メディアのトレンドとそれを巻き起こすスタートアップを追いかける連載シリーズXimera Media Next Trendsの第32回となる今回は「体験型コマース」について、取り上げます。
コロナ禍を経て現代では物販に関してECを使う割合が増えましたが、ECで購入前に期待したことと実際に手に届いた製品のギャップを感じることがあります。大きさ、形、重さ、色、匂い、効用、使い心地などさまざまな点で、実際に使ってみないといけないとわからないことがあります。
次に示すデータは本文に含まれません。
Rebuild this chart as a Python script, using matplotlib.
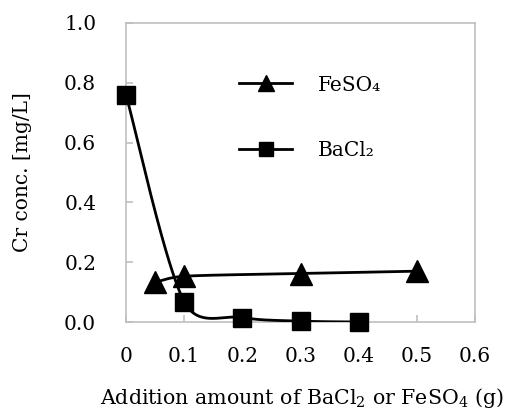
import numpy as np
import matplotlib
matplotlib.use("Agg")
import matplotlib.pyplot as plt
from matplotlib.lines import Line2D

plt.rcParams['font.family'] = ['DejaVu Serif']
plt.rcParams['mathtext.fontset'] = 'dejavuserif'

# data
bacl2_x = [0.0, 0.1, 0.2, 0.3, 0.4]
bacl2_y = [0.76, 0.068, 0.015, 0.003, 0.0]
feso4_x = [0.05, 0.1, 0.3, 0.5]
feso4_y = [0.133, 0.153, 0.162, 0.170]
xticks = [0, 0.1, 0.2, 0.3, 0.4, 0.5, 0.6]
xticklabels = ['0', '0.1', '0.2', '0.3', '0.4', '0.5', '0.6']
yticks = [0.0, 0.2, 0.4, 0.6, 0.8, 1.0]
yticklabels = ['0.0', '0.2', '0.4', '0.6', '0.8', '1.0']

SX = 349 / 0.6  # px per x unit
SY = 299 / 1.0  # px per y unit


def smooth(xs, ys, n=60):
    # Excel-like smoothed line: Bezier with Catmull-Rom control points (screen space)
    P = np.column_stack([np.array(xs) * SX, np.array(ys) * SY]).astype(float)
    P = np.vstack([P[0], P, P[-1]])
    out = []
    for i in range(1, len(P) - 2):
        p0, p1, p2, p3 = P[i - 1], P[i], P[i + 1], P[i + 2]
        L = np.linalg.norm(p2 - p1)
        d1 = (p2 - p0) / 6.0
        d2 = (p3 - p1) / 6.0
        for d in (d1, d2):
            n_ = np.linalg.norm(d)
            if n_ > 0.5 * L:
                d *= 0.5 * L / n_
        b1 = p1 + d1
        b2 = p2 - d2
        t = np.linspace(0, 1, n)[:, None]
        seg = ((1 - t) ** 3) * p1 + 3 * ((1 - t) ** 2) * t * b1 + 3 * (1 - t) * t ** 2 * b2 + t ** 3 * p2
        out.append(seg if i == 1 else seg[1:])
    c = np.vstack(out)
    return c[:, 0] / SX, c[:, 1] / SY


fig = plt.figure(figsize=(5.07, 4.12), dpi=100)
ax = fig.add_axes([126 / 507, (412 - 322) / 412, (475 - 126) / 507, (322 - 23) / 412])

gray = '#BFBFBF'
fs = 14.5
cx, cy = smooth(feso4_x, feso4_y)
ax.plot(cx, cy, color='black', lw=2, zorder=3)
ax.plot(feso4_x, feso4_y, ls='none', marker='^', ms=16, color='black', zorder=4, clip_on=False)
cx, cy = smooth(bacl2_x, bacl2_y)
ax.plot(cx, cy, color='black', lw=2, zorder=3)
ax.plot(bacl2_x, bacl2_y, ls='none', marker='s', ms=12.5, color='black', zorder=4, clip_on=False)

ax.set_xlim(0, 0.6)
ax.set_ylim(0, 1.0)
ax.set_xticks(xticks)
ax.set_xticklabels(xticklabels)
ax.set_yticks(yticks)
ax.set_yticklabels(yticklabels)
for s in ax.spines.values():
    s.set_color(gray)
    s.set_linewidth(1.2)
ax.tick_params(direction='in', length=5, color=gray, width=1.2, labelsize=fs)
ax.tick_params(axis='y', pad=21.5)
ax.tick_params(axis='x', pad=18)

fig.text(23 / 507, 1 - 172 / 412, 'Cr conc. [mg/L]', fontsize=fs, rotation=90,
         ha='center', va='center')
fig.text(100 / 507, 1 - 398 / 412, r'Addition amount of BaCl$_2$ or FeSO$_4$ (g)',
         fontsize=14.8, ha='left', va='center')

handles = [Line2D([], [], color='black', lw=2, marker='^', ms=11),
           Line2D([], [], color='black', lw=2, marker='s', ms=10)]
ax.legend(handles, ['FeSO₄', 'BaCl₂'], loc='upper left', bbox_to_anchor=(0.272, 0.885),
          frameon=False, fontsize=fs, handlelength=2.65, handletextpad=1.25, labelspacing=2.3)

fig.savefig('out.png', dpi=100)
多くの場合、製品詳細をよく読み、ユーザのレビューを確認することで、購入前にギャップの解消を図ろうとしますが、ときには読みが外れてしまうこともあります。とくにシャンプー、化粧品、インテリアなどの製品は、試してみないとよくわからない上、一度買って使ってしまったら返品も容易ではなく、満足いかないまま処分するか使いつづけることを強いられます。
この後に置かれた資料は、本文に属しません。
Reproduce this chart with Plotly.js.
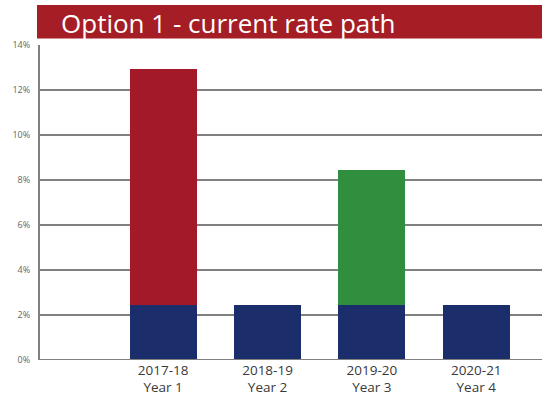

これまでは、ショールーム化された店舗を訪れ実物を確認する、AR機能を使ってスマートフォンで3Dの製品イメージを確認する、などで期待ギャップを埋めようとするソリューションが提供されてきました。一方で既存のソリューションは依然として形や色味を確認できる程度で、実際利用したときに得られる効能や製品同士を組み合わせたときの状況をリアルに想起することができません。
こうしたギャップ解消が十分できていない問題に対し、購入前に「体験」の一部を提供することでうまく解消しようとするサービスにシリコンバレーをはじめスタートアップ界隈で投資が集まっています。今回はそれを「体験型コマース」と呼び、事例を見ていきたいと思います。
実利用をきっかけとしたコマース体験: Minoan
Airbnbで宿泊すると、ホテル顔負けの整備された宿泊施設で、今まで使ってみたことがなかった良い家具や調理器具、家電に触れる機会がしばしばあります。実際に使ってみるととても良い印象で、自分でも欲しいと思うことがありますが、どこのブランドのものかわからないことも多いですし、わざわざオーナーに聞くのも面倒です。そういった製品は気にはなるものの、結局探すことを諦めてしまいます。こうした問題をうまい方法で解決しソリューション提供しているのが、スタートアップのMinoanです。
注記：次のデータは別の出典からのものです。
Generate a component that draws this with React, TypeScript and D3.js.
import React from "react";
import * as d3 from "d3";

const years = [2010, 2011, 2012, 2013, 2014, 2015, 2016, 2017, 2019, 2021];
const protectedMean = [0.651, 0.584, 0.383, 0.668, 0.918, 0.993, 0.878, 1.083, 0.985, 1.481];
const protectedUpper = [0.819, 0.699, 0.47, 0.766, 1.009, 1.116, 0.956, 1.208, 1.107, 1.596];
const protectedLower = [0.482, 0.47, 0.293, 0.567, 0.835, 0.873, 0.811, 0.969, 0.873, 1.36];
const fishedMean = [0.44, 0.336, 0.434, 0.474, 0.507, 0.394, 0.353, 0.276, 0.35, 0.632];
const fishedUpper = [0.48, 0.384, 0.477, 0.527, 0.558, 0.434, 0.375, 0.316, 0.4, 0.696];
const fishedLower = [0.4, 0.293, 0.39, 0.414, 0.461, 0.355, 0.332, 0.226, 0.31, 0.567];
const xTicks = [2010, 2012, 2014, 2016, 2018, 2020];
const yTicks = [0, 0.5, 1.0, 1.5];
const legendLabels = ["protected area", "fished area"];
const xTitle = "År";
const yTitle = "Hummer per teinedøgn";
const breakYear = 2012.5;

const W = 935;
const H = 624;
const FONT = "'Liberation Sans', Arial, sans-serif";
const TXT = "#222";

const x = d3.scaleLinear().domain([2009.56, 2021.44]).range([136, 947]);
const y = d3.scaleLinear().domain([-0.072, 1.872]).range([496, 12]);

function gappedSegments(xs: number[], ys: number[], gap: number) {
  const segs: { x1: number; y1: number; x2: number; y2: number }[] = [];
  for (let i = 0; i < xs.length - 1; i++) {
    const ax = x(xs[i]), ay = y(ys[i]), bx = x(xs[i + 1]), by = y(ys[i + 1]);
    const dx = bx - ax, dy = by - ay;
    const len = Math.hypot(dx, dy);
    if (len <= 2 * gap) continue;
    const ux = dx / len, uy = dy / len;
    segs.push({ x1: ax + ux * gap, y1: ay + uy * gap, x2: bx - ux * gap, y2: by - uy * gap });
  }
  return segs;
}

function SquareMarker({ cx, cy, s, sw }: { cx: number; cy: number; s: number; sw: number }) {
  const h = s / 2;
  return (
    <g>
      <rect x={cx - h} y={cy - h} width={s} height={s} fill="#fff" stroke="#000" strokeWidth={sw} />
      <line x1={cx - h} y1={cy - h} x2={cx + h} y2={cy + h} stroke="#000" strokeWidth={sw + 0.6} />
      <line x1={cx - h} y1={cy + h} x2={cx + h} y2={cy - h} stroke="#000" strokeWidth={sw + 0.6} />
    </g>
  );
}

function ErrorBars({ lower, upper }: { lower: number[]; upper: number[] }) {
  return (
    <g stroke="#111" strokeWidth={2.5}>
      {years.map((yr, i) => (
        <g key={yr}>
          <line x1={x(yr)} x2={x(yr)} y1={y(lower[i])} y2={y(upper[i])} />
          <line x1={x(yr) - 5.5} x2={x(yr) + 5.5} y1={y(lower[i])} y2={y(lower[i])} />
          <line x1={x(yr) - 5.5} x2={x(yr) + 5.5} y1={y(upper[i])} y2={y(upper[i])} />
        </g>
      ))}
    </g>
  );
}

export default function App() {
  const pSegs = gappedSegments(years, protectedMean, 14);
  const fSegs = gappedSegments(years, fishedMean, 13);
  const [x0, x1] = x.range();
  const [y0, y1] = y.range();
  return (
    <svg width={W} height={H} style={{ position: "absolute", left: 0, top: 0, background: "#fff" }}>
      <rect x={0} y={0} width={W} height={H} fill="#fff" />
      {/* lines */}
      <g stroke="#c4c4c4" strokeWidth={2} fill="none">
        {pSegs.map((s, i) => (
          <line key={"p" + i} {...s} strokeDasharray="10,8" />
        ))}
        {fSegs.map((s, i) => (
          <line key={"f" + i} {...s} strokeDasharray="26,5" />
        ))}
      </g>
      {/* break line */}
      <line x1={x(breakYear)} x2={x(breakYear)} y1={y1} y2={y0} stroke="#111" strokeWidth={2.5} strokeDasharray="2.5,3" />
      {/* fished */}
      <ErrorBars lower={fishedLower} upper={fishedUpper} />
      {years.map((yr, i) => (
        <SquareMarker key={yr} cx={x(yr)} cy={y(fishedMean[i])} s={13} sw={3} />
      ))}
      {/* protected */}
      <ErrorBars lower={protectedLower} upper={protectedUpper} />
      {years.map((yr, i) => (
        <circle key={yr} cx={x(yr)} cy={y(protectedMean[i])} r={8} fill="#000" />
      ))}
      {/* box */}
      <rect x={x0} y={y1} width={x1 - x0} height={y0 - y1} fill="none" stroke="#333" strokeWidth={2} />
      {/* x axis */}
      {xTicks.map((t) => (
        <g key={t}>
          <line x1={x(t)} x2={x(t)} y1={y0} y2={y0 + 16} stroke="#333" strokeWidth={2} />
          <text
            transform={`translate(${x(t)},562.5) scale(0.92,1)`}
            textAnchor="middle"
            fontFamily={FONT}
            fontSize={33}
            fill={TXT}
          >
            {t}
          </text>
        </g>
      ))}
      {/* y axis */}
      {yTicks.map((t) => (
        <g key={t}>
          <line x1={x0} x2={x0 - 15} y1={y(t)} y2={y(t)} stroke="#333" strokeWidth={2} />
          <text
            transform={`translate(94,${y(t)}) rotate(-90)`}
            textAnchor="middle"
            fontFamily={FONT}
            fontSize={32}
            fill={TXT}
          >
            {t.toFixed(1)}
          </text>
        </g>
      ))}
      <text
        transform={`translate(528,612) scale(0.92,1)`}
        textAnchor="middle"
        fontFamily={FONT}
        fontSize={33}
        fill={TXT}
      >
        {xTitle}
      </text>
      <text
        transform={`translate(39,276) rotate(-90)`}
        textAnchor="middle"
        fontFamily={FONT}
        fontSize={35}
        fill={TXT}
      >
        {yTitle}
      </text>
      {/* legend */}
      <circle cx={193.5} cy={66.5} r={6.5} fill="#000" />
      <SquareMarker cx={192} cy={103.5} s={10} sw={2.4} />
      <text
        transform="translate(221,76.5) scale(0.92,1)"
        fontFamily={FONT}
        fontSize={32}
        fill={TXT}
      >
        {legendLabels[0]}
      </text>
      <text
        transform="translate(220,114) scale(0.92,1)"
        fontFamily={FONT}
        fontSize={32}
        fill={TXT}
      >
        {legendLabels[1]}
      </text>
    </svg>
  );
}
MinoanはAirbnbのオーナーやホテルチェーンに対して通常価格よりもディスカウントされたパートナーブランドの製品を提供します。宿泊するゲストがその製品を実際に利用して気に入った場合、製品に付属するQRコードを読み取り購入することができます。ゲストが購入すると売上の数%がAirbnbオーナーやホテルにマージンとして渡されます。
(1) ゲストは新たなお気に入り商品を見つける機会を得られ、(2) Airbnb/ホテルオーナーは元々コストセンターである宿泊設備を従来よりも低コストで整えられる上に新たな収入源にでき、(3) Minoanは集客が不要でECで売上を立てられるため、ゲスト、Airbnbオーナー/ホテル、Minoanの三方良しの形を実現できています。